Panelists voted overwhelmingly against approving Intellipharmaceutics International's generic version of extended-release Oxycontin, a key drug in the U.S. opioid addiction epidemic. The FDA usually follows its advisers' advice.
Doctors and scientists raised many concerns about the dye's safety for intended patients, and its effectiveness in deterring opioid abusers. Most said the company hadn't done enough studies of the drug.
Some suggested blue stains around the mouth or nose from trying to abuse the drug could become popular among addicts. Others said the dye's "Scarlet Letter" shaming approach was insensitive.
Executives with Toronto-based Intellipharmaceutics had earlier said they believed the blue stains, which would take at least 30 minutes to scrub off the skin, would serve as an early-warning system to family and friends that an opioid addict was abusing drugs.

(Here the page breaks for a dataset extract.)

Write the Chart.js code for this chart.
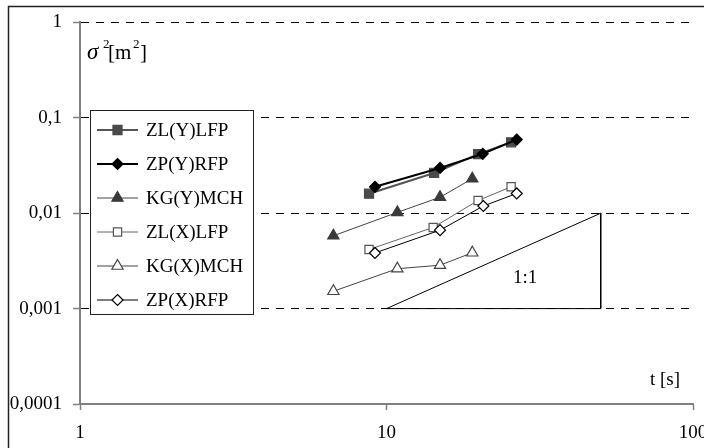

But the FDA advisers, a combined group of drug safety and pain management experts, voted 22-1 against recommending the FDA approve sales of the pills, which Intellipharmaceutics has tentatively named "Rexista."
The panel also voted that the company hadn't provided enough data to show that addicts couldn't find a way to convert the pills' active ingredient, oxycodone, into a liquid that could be injected.
Advisers noted that the company hadn't studied issues such as whether the nasal irritant in the pill would prevent abusers from trying to snort it after crushing and whether the blue dye would discourage abuse attempts.
"I can see Smurf parties and blue lollipops suddenly becoming popular," said Dr. Melinda Campopiano, a senior medical adviser at the U.S. Substance Abuse and Mental Health Services Administration.